◆ SET EXERCISE ◆
Copy the lines of the data below exactly, starting at the first and stopping after the line that contains "minimum width=130pt] (output)"; include no pictures.

_ _ _ _ _

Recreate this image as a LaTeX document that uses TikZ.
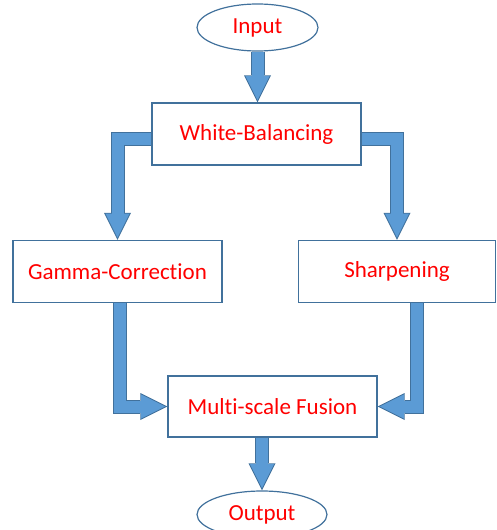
\documentclass[tikz,border=0pt]{standalone}
\usepackage{fontspec}
\setmainfont{Carlito}[Ligatures=NoCommon]
\usetikzlibrary{shapes.geometric,arrows.meta}
\definecolor{flowblue}{HTML}{5B9BD5}
\definecolor{flowedge}{HTML}{41719C}
\definecolor{boxedge}{HTML}{41719C}

\begin{document}
\begin{tikzpicture}[
        x=1pt, y=-1pt,
        every node/.style={draw=boxedge, line width=1.2pt, fill=white, text=red,
            font=\fontsize{23}{27}\selectfont, inner sep=2pt},
        stage/.style={rectangle, minimum height=62pt},
        terminal/.style={ellipse, minimum width=121pt, minimum height=47pt}
    ]
    \useasboundingbox (0,0) rectangle (497,530);

    \node[terminal] (input) at (257.5,27.5) {Input};
    \node[stage, minimum width=209pt] (balance) at (256.5,134) {White-Balancing};
    \node[stage, minimum width=209pt] (gamma) at (117.5,271.5) {Gamma-Correction};
    \node[stage, minimum width=197pt] (sharpen) at (397,271.5) {Sharpening};
    \node[stage, minimum width=209pt, minimum height=61pt] (fusion) at (272.5,406.5) {Multi-scale Fusion};
    \node[terminal, minimum width=130pt] (output) at (262,514.5) {Output};

    % outline pass first, then the blue body
    \foreach \lw/\tip/\cut/\col in {14/27/0/flowedge, 12/24/2.2/flowblue} {
        \draw[line width=\lw pt, draw=\col, shorten >=\cut pt,
              -{Triangle[width=\tip pt, length=\tip pt, line width=0pt]}]
            (input.south) -- (input.south |- balance.north);
        \draw[line width=\lw pt, draw=\col, shorten >=\cut pt,
              -{Triangle[width=\tip pt, length=\tip pt, line width=0pt]}]
            ([yshift=-4.5pt]balance.west) -| (gamma.north);
        \draw[line width=\lw pt, draw=\col, shorten >=\cut pt,
              -{Triangle[width=\tip pt, length=\tip pt, line width=0pt]}]
            ([yshift=-4.5pt]balance.east) -| (sharpen.north);
        \draw[line width=\lw pt, draw=\col, shorten >=\cut pt,
              -{Triangle[width=\tip pt, length=\tip pt, line width=0pt]}]
            ([xshift=2pt]gamma.south) |- (fusion.west);
        \draw[line width=\lw pt, draw=\col, shorten >=\cut pt,
              -{Triangle[width=\tip pt, length=\tip pt, line width=0pt]}]
            ([xshift=20pt]sharpen.south) |- (fusion.east);
        \draw[line width=\lw pt, draw=\col, shorten >=\cut pt,
              -{Triangle[width=\tip pt, length=\tip pt, line width=0pt]}]
            (fusion.south -| output.north) -- (output.north);
    }
\end{tikzpicture}
\end{document}
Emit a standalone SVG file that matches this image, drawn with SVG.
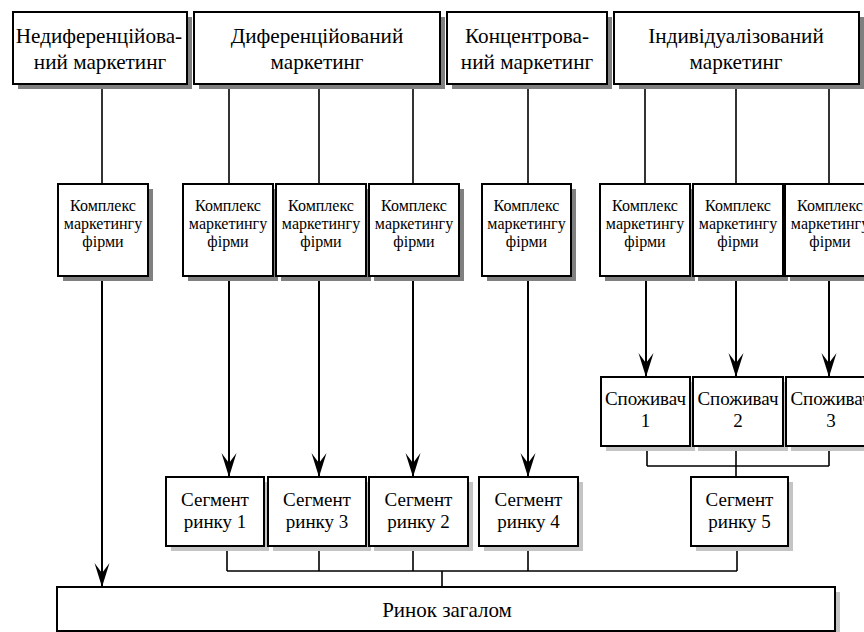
<svg xmlns="http://www.w3.org/2000/svg" width="864" height="632" viewBox="0 0 864 632">
  <defs>
    <style>
      .box { fill: #ffffff; stroke: #000000; stroke-width: 2; }
      .shd { fill: #808080; }
      .shl { fill: #c4c4c4; }
      text { font-family: 'Liberation Serif', 'DejaVu Serif', serif; fill: #000000; text-anchor: middle; }
      .t20 { font-size: 21.2px; }
      .t16 { font-size: 16px; }
      .t19 { font-size: 19px; }
      .t21 { font-size: 21px; }
      .ln { fill: none; stroke: #000000; stroke-width: 1.6; }
      .arr { fill: none; stroke: #000000; stroke-width: 2; marker-end: url(#head); }
    </style>
    <marker id="head" markerUnits="userSpaceOnUse" markerWidth="26" markerHeight="18" viewBox="-25 -9 26 18" refX="0" refY="0" orient="auto">
      <path d="M0,0 L-24,-7.5 L-14,0 L-24,7.5 Z" fill="#000000"/>
    </marker>
  </defs>
  <rect width="864" height="632" fill="#ffffff"/>

  <!-- connectors -->
  <g id="connectors">
    <!-- top boxes to marketing complexes -->
    <path class="ln" d="M102,84 V184 M229,84 V184 M319,84 V184 M413,84 V184 M528,84 V184 M645,84 V184 M736,84 V184 M829,84 V184"/>
    <!-- complexes to segments / consumers / market -->
    <path class="arr" d="M102,276 V587"/>
    <path class="arr" d="M229,276 V477"/>
    <path class="arr" d="M319,276 V477"/>
    <path class="arr" d="M413,276 V477"/>
    <path class="arr" d="M528,276 V477"/>
    <path class="arr" d="M646,276 V377"/>
    <path class="arr" d="M736,276 V377"/>
    <path class="arr" d="M829,276 V377"/>
    <!-- consumers join into segment 5 -->
    <path class="ln" d="M647,446 V466 M736,446 V477 M829,446 V466 M647,466 H829"/>
    <!-- segments join into whole market -->
    <path class="ln" d="M227,546 V571 M319,546 V571 M413,546 V571 M528,546 V571 M737,546 V571 M227,571 H737 M442,571 V587"/>
  </g>

  <g font-family="'Liberation Serif', 'DejaVu Serif', serif">
  <!-- top row: marketing strategies -->
  <g id="undiff">
    <rect class="shd" x="18" y="17" width="174" height="72"/>
    <rect class="box" x="13" y="12" width="174" height="72"/>
    <text class="t20" x="99" y="43">Недиференційова-</text>
    <text class="t20" x="100" y="69">ний маркетинг</text>
  </g>
  <g id="diff">
    <rect class="shd" x="199" y="17" width="246" height="72"/>
    <rect class="box" x="194" y="12" width="246" height="72"/>
    <text class="t20" x="317" y="43">Диференційований</text>
    <text class="t20" x="317" y="69">маркетинг</text>
  </g>
  <g id="conc">
    <rect class="shd" x="452" y="17" width="160" height="72"/>
    <rect class="box" x="447" y="12" width="160" height="72"/>
    <text class="t20" x="527" y="43">Концентрова-</text>
    <text class="t20" x="527" y="69">ний маркетинг</text>
  </g>
  <g id="indiv">
    <rect class="shd" x="619" y="17" width="245" height="72"/>
    <rect class="box" x="614" y="12" width="245" height="72"/>
    <text class="t20" x="736" y="43">Індивідуалізований</text>
    <text class="t20" x="736" y="69">маркетинг</text>
  </g>

  <!-- marketing complexes -->
  <g id="mix1">
    <rect class="shd" x="63" y="189" width="90" height="92"/>
    <rect class="box" x="58" y="184" width="90" height="92"/>
    <text class="t16" x="103" y="211">Комплекс</text>
    <text class="t16" x="103" y="229">маркетингу</text>
    <text class="t16" x="103" y="247">фірми</text>
  </g>
  <g id="mix2">
    <rect class="shd" x="188" y="189" width="90" height="92"/>
    <rect class="box" x="183" y="184" width="90" height="92"/>
    <text class="t16" x="228" y="211">Комплекс</text>
    <text class="t16" x="228" y="229">маркетингу</text>
    <text class="t16" x="228" y="247">фірми</text>
  </g>
  <g id="mix3">
    <rect class="shd" x="281" y="189" width="90" height="92"/>
    <rect class="box" x="276" y="184" width="90" height="92"/>
    <text class="t16" x="321" y="211">Комплекс</text>
    <text class="t16" x="321" y="229">маркетингу</text>
    <text class="t16" x="321" y="247">фірми</text>
  </g>
  <g id="mix4">
    <rect class="shd" x="374" y="189" width="90" height="92"/>
    <rect class="box" x="369" y="184" width="90" height="92"/>
    <text class="t16" x="414" y="211">Комплекс</text>
    <text class="t16" x="414" y="229">маркетингу</text>
    <text class="t16" x="414" y="247">фірми</text>
  </g>
  <g id="mix5">
    <rect class="shd" x="487" y="189" width="89" height="92"/>
    <rect class="box" x="482" y="184" width="89" height="92"/>
    <text class="t16" x="526.5" y="211">Комплекс</text>
    <text class="t16" x="526.5" y="229">маркетингу</text>
    <text class="t16" x="526.5" y="247">фірми</text>
  </g>
  <g id="mix6">
    <rect class="shd" x="605" y="189" width="90" height="92"/>
    <rect class="box" x="600" y="184" width="90" height="92"/>
    <text class="t16" x="645" y="211">Комплекс</text>
    <text class="t16" x="645" y="229">маркетингу</text>
    <text class="t16" x="645" y="247">фірми</text>
  </g>
  <g id="mix7">
    <rect class="shd" x="698" y="189" width="90" height="92"/>
    <rect class="box" x="693" y="184" width="90" height="92"/>
    <text class="t16" x="738" y="211">Комплекс</text>
    <text class="t16" x="738" y="229">маркетингу</text>
    <text class="t16" x="738" y="247">фірми</text>
  </g>
  <g id="mix8">
    <rect class="shd" x="790" y="189" width="90" height="92"/>
    <rect class="box" x="785" y="184" width="90" height="92"/>
    <text class="t16" x="830" y="211">Комплекс</text>
    <text class="t16" x="830" y="229">маркетингу</text>
    <text class="t16" x="830" y="247">фірми</text>
  </g>

  <!-- consumers -->
  <g id="cons1">
    <rect class="shl" x="606" y="382" width="89" height="69"/>
    <rect class="box" x="601" y="377" width="89" height="69"/>
    <text class="t19" x="645.5" y="405">Споживач</text>
    <text class="t19" x="645.5" y="427">1</text>
  </g>
  <g id="cons2">
    <rect class="shl" x="698" y="382" width="90" height="69"/>
    <rect class="box" x="693" y="377" width="90" height="69"/>
    <text class="t19" x="738" y="405">Споживач</text>
    <text class="t19" x="738" y="427">2</text>
  </g>
  <g id="cons3">
    <rect class="shl" x="791" y="382" width="90" height="69"/>
    <rect class="box" x="786" y="377" width="90" height="69"/>
    <text class="t19" x="831" y="405">Споживач</text>
    <text class="t19" x="831" y="427">3</text>
  </g>

  <!-- market segments -->
  <g id="seg1">
    <rect class="shl" x="171" y="482" width="98" height="69"/>
    <rect class="box" x="166" y="477" width="98" height="69"/>
    <text class="t19" x="215" y="506">Сегмент</text>
    <text class="t19" x="215" y="528">ринку 1</text>
  </g>
  <g id="seg3">
    <rect class="shl" x="273" y="482" width="98" height="69"/>
    <rect class="box" x="268" y="477" width="98" height="69"/>
    <text class="t19" x="317" y="506">Сегмент</text>
    <text class="t19" x="317" y="528">ринку 3</text>
  </g>
  <g id="seg2">
    <rect class="shl" x="374" y="482" width="99" height="69"/>
    <rect class="box" x="369" y="477" width="99" height="69"/>
    <text class="t19" x="418.5" y="506">Сегмент</text>
    <text class="t19" x="418.5" y="528">ринку 2</text>
  </g>
  <g id="seg4">
    <rect class="shl" x="484" y="482" width="99" height="69"/>
    <rect class="box" x="479" y="477" width="99" height="69"/>
    <text class="t19" x="528.5" y="506">Сегмент</text>
    <text class="t19" x="528.5" y="528">ринку 4</text>
  </g>
  <g id="seg5">
    <rect class="shl" x="696" y="482" width="97" height="69"/>
    <rect class="box" x="691" y="477" width="97" height="69"/>
    <text class="t19" x="739.5" y="506">Сегмент</text>
    <text class="t19" x="739.5" y="528">ринку 5</text>
  </g>

  <!-- whole market -->
  <g id="market">
    <rect class="shl" x="62" y="592" width="778" height="44"/>
    <rect class="box" x="57" y="587" width="778" height="44"/>
    <text class="t21" x="447" y="617">Ринок загалом</text>
  </g>
  </g>
</svg>
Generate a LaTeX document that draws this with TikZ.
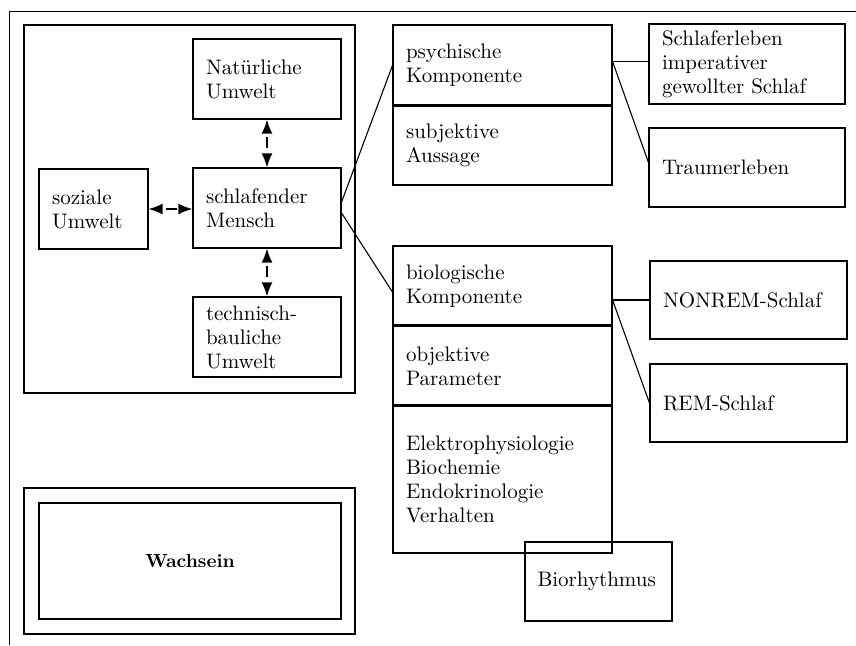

_ _ _ _ _

◆ TASK SOLUTION ◆
Recreate this image as a LaTeX document that uses TikZ.
\documentclass[tikz,border=0pt]{standalone}
\usepackage{fontspec}
\setmainfont{Carlito}[Ligatures=NoCommon]
\usetikzlibrary{shapes.geometric,arrows.meta}
\definecolor{flowblue}{HTML}{5B9BD5}
\definecolor{flowedge}{HTML}{41719C}
\definecolor{boxedge}{HTML}{41719C}

\begin{document}
\begin{tikzpicture}[
        x=1pt, y=-1pt,
        every node/.style={draw=boxedge, line width=1.2pt, fill=white, text=red,
            font=\fontsize{23}{27}\selectfont, inner sep=2pt},
        stage/.style={rectangle, minimum height=62pt},
        terminal/.style={ellipse, minimum width=121pt, minimum height=47pt}
    ]
    \useasboundingbox (0,0) rectangle (497,530);

    \node[terminal] (input) at (257.5,27.5) {Input};
    \node[stage, minimum width=209pt] (balance) at (256.5,134) {White-Balancing};
    \node[stage, minimum width=209pt] (gamma) at (117.5,271.5) {Gamma-Correction};
    \node[stage, minimum width=197pt] (sharpen) at (397,271.5) {Sharpening};
    \node[stage, minimum width=209pt, minimum height=61pt] (fusion) at (272.5,406.5) {Multi-scale Fusion};
    \node[terminal, minimum width=130pt] (output) at (262,514.5) {Output};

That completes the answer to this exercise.